「どうしてウサギはカメに負けたと思う?」
ある日、おとぎ話の『うさぎとカメ』の話から、
小学生の孫にそう尋ねてみたことがありました。
「だって、ウサギはお昼寝してさぼったからだよ」
無邪気にも得意げな表情で答える孫に、私もうなずきました。
ずっと、私もそう思っていたからです。
けれどあるとき、私はこの話の別の解釈に出会い、目から鱗が落ちるような思いをしました。
──ウサギは、カメと自分を比べて、自信過剰になっていた。
一方カメは、誰とも比べることなく、ただ目の前のゴールの旗だけを見つめ、休まず黙々と歩み続けた──。
この話は、「人と比べずに、目標に向かって自分のペースで淡々と歩む」ことの大切さを教えてくれました。
社会に出れば、勉強でも仕事でも、競争が当たり前のように求められます。
「一番になること」に価値があり、時には人を蹴落としてでも勝つことが美徳とされることさえあります。

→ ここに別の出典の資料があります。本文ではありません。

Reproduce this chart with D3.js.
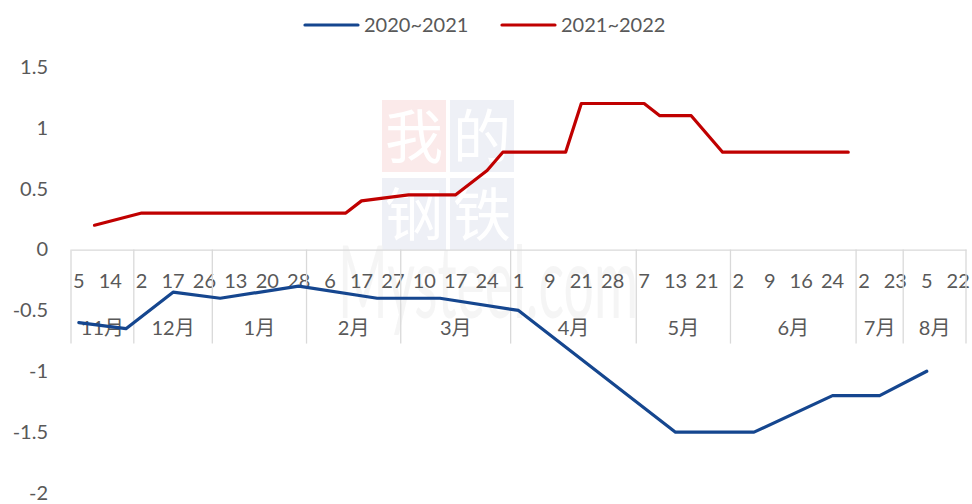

でも、それは本当の喜びや幸せにつながるのでしょうか?
作家・小林正観さんは、『うさぎとカメ』のその後の物語を、温かなまなざしで描いています。
そのお話が、とても素敵なので、要約し再構成して皆さんにご紹介したいと思います。

カメとの競争に負けたウサギは悔しくて、「もう一度競争しよう!」と提案します。
ウサギは今度は寝ることなく一生懸命走り、カメを圧倒します。
けれど、カメは負けたにもかかわらずニコニコしながら言うのです。
「うさぎさんにはかなわないよ。でも、僕は昨日よりも早く走れたんだ」
それを聞いたウサギは、「よし、もう一度!」と張り切ります。
そして、ウサギはまた勝ちます。ウサギも「自己ベストを更新したよ!」と満足げです。
すると、今度はカメが「もう一度やろう!」と提案しました。
翌日、亀は仲間をたくさん連れて挑戦しました。
結果はもちろん、ウサギが一番。仲間たちと笑顔でゴールしたカメたちは、とても楽しそうで幸せそうです。
それを見たウサギも次の日、仲間をたくさん連れてみんなで走ります。
これがウサギとカメの最後の競争になり、それからは、ウサギもカメも競争せずに一緒に楽しい時間を過ごしました。
──そうして、ウサギもカメも気づいたのです。
競争して勝っても、心が満たされないことがある。
でも、仲間と一緒に、助け合いながら歩むことには、かけがえのない喜びと幸せがあるのだと。
禅語に「把手共行(はしゅきょうこう)」という言葉があります。
「手を取り合って、共に歩む」という意味ですが、「同じ志を持って同じ思いを抱いて歩む」という深い意味を持っています。

『手を取り合って共に行こう』と言ってくれる、パートナー、友達や仲間、誰かがいてくれることはとても幸せな事です。
私は「友達」より、「仲間」という言葉の響きに温かみを感じます。
「仲間」とは、心と心が通じ合い、同じ志で共に同じ方向に向かって歩む存在です。
私にとって「仲間」は人生の尊い宝物です。
そんな仲間となら、どんなに険しい道も支え合って助け合えば、越えていけます。
自分ひとりでは挫けてしまうことも、仲間がいれば立ち上がれます。
人生は、誰かと比べて勝ったり負けたりする旅ではなく、それぞれが自分の歩幅で、同じ目的に向かって支え合って歩く方が、楽しくて幸せです。
だからこそ、焦らなくていい。比べなくていい。競わなくていい。
大切なのは、仲間と共に、同じ方向に一歩ずつ楽しく進むこと。
ゴールの旗を目指して、今日も、あなたは誰と一緒に歩みますか?
※「うさぎとカメ」の後日談は、小林正観さんの著書に基づき再構成しています。
読んで心が温かくなった方は、ぜひ大切な人にこのお話を伝えてみてくださいね。